Task to carry out. Locate the line that contains "Reproduce this chart with D3.js." and the line that contains "const firstDay = new Date(2025, 4, 11);". Copy both of them exactly, together with every line between them, and no others.

Records shown.
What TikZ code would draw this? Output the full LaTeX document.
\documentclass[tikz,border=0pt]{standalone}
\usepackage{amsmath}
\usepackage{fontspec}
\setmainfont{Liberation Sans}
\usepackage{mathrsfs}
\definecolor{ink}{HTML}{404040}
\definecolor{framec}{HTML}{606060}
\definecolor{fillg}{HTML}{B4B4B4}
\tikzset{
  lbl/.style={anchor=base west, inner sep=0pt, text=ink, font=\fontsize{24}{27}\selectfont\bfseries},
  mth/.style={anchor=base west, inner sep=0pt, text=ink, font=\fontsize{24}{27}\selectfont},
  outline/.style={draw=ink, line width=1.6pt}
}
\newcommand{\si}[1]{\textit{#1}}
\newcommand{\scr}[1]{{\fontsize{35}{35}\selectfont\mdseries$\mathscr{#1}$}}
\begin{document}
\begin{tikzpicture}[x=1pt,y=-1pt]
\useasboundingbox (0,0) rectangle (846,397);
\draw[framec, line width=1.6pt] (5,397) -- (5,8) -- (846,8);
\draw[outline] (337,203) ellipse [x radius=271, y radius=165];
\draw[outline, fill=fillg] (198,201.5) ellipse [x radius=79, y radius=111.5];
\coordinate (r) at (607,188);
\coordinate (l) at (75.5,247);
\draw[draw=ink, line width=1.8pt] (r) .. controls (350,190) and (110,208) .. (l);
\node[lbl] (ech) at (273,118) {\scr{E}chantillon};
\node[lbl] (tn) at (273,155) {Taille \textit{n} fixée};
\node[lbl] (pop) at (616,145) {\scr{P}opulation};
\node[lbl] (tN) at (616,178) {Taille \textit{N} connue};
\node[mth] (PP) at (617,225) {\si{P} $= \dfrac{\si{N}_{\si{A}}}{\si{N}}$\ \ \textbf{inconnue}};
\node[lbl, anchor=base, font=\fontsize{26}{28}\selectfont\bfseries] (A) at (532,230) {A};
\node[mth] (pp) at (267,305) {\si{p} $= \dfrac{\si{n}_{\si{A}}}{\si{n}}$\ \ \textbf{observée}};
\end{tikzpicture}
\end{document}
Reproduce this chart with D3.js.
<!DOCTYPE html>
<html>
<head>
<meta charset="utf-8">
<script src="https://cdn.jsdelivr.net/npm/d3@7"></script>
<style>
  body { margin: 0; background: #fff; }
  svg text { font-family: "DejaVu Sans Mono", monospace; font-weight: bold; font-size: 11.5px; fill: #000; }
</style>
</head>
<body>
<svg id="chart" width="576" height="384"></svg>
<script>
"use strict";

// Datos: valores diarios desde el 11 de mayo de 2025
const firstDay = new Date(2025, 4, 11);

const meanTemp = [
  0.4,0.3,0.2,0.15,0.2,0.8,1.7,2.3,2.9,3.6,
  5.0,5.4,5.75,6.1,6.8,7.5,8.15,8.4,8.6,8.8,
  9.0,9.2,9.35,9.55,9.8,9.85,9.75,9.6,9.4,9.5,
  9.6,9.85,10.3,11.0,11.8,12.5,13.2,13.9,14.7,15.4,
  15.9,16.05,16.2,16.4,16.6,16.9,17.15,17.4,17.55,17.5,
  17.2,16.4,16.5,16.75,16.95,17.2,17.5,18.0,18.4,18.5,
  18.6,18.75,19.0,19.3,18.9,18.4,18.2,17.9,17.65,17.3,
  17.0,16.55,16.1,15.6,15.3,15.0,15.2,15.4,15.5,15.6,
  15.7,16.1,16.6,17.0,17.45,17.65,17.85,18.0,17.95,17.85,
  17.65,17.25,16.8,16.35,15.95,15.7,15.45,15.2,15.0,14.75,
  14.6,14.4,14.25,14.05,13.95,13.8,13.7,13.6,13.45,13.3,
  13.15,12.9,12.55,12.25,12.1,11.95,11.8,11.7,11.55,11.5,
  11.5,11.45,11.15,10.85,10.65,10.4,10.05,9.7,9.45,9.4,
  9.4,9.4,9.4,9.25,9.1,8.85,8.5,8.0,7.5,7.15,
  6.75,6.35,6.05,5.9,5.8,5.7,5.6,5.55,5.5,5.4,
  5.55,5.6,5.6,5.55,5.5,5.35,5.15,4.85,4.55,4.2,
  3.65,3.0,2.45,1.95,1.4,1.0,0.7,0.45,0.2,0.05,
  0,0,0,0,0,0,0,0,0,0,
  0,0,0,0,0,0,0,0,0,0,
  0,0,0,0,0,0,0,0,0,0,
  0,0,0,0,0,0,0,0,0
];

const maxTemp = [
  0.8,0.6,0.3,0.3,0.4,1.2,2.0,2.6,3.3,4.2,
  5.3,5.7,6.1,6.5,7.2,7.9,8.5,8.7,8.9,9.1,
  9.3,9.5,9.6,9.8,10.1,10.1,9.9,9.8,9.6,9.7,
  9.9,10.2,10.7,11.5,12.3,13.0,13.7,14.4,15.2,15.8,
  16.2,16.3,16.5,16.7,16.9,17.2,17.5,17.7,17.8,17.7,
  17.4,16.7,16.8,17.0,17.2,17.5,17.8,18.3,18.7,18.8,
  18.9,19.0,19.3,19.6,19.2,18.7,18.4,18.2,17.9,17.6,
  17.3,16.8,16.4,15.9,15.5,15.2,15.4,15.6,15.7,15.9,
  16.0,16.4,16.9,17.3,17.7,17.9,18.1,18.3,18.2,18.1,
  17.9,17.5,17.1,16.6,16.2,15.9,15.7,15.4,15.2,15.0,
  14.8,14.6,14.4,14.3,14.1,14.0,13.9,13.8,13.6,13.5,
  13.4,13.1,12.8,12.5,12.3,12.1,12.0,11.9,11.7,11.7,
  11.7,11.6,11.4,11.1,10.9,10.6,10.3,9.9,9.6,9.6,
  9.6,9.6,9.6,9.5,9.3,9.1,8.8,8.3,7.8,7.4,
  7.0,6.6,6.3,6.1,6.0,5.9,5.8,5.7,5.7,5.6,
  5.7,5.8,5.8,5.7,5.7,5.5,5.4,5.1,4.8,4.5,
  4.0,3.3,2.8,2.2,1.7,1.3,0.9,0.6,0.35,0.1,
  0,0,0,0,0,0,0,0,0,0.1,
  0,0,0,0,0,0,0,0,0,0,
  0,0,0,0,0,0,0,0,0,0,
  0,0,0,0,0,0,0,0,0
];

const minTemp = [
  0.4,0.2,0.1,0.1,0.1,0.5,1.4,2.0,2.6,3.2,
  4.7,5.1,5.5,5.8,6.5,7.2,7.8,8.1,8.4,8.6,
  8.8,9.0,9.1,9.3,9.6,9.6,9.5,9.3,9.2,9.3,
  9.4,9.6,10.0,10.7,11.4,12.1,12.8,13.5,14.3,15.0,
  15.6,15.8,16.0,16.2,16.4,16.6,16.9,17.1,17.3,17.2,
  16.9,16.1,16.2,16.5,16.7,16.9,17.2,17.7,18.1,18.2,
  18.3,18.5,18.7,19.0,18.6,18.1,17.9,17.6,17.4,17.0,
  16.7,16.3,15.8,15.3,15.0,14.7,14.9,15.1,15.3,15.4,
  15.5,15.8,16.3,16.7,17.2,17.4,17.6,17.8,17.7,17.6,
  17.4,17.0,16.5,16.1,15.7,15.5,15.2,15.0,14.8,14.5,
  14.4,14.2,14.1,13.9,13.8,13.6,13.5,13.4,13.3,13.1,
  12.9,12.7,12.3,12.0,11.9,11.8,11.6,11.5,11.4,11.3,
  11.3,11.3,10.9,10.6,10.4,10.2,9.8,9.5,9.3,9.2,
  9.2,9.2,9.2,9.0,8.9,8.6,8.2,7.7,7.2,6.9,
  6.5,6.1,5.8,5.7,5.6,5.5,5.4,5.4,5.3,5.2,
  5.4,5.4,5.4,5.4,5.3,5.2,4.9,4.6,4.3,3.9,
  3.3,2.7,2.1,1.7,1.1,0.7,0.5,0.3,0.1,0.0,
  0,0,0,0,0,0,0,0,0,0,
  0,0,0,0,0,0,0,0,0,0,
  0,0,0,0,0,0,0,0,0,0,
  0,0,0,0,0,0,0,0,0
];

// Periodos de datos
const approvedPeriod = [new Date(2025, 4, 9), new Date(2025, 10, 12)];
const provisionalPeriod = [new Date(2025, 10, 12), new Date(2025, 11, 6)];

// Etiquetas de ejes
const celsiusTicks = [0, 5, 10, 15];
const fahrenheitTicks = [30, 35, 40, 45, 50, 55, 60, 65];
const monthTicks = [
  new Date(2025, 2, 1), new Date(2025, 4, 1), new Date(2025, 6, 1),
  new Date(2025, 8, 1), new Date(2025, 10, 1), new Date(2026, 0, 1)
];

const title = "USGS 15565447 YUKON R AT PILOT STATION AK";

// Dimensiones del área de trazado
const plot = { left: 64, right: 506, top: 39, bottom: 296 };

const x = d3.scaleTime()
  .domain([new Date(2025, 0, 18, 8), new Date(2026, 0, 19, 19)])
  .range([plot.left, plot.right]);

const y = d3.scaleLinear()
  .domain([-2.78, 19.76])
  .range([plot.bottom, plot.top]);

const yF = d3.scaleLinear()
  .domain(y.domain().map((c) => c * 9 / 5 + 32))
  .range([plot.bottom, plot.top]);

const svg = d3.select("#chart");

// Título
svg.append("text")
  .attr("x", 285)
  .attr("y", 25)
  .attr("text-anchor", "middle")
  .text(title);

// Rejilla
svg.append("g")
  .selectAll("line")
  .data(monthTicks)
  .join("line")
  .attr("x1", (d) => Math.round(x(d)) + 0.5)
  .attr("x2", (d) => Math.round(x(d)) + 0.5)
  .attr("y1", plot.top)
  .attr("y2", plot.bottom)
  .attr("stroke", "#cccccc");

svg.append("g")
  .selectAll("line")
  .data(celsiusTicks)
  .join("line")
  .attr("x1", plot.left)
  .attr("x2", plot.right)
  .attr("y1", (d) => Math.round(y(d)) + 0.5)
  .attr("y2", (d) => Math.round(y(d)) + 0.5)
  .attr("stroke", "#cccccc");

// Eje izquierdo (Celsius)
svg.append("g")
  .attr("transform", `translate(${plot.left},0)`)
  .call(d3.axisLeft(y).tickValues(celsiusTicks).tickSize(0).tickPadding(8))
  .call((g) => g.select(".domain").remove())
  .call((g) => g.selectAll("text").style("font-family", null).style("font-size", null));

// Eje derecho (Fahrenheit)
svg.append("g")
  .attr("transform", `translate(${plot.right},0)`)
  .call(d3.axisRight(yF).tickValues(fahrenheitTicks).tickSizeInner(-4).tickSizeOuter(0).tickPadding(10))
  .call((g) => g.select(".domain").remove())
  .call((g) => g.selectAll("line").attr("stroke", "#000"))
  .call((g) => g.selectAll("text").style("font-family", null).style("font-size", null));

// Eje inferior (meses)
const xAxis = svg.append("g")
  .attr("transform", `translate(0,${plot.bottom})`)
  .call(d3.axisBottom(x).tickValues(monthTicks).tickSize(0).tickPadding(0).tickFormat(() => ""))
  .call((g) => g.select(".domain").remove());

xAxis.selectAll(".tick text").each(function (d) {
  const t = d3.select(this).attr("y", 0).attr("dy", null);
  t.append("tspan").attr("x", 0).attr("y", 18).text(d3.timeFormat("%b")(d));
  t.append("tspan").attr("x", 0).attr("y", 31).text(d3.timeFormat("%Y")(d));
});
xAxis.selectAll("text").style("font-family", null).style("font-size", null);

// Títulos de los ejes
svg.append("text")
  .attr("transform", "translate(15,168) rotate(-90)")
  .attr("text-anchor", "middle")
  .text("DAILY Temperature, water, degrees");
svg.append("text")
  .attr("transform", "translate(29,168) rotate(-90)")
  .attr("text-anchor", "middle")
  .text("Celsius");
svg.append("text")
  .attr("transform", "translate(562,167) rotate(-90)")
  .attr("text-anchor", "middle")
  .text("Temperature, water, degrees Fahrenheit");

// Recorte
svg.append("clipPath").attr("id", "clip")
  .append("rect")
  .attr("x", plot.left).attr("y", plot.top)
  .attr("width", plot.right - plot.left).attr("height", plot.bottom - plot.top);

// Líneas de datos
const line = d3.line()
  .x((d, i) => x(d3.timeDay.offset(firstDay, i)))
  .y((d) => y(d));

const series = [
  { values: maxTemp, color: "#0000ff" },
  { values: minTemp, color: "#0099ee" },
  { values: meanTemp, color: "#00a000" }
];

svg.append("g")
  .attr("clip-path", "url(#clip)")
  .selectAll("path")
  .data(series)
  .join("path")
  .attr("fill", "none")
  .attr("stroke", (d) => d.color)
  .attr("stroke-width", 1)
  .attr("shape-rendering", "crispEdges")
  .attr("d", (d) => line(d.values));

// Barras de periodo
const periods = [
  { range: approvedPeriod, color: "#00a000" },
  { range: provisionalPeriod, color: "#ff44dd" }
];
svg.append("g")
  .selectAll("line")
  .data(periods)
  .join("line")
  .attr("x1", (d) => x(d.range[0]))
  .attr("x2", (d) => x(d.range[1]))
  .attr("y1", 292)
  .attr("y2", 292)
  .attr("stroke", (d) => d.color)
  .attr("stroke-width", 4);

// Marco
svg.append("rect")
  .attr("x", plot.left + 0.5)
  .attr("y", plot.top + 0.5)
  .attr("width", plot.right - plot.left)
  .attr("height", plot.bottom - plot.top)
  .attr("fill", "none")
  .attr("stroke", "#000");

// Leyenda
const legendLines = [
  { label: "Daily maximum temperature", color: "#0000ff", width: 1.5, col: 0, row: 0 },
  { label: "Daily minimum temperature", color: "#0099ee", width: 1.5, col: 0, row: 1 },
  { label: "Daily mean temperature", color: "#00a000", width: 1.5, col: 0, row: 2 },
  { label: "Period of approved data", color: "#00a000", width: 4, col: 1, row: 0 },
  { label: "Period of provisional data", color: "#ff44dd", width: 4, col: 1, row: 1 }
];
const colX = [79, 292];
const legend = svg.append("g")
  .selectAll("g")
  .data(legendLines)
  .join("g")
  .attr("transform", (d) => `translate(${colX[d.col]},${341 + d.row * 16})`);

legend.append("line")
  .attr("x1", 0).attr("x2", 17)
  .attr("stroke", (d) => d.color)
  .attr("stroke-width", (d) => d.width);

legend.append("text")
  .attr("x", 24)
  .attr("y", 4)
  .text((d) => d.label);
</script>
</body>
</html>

Written response.
Reproduce this chart with D3.js.
<!DOCTYPE html>
<html>
<head>
<meta charset="utf-8">
<script src="https://cdn.jsdelivr.net/npm/d3@7"></script>
<style>
  body { margin: 0; background: #fff; }
  svg text { font-family: "DejaVu Sans Mono", monospace; font-weight: bold; font-size: 11.5px; fill: #000; }
</style>
</head>
<body>
<svg id="chart" width="576" height="384"></svg>
<script>
"use strict";

// Datos: valores diarios desde el 11 de mayo de 2025
const firstDay = new Date(2025, 4, 11);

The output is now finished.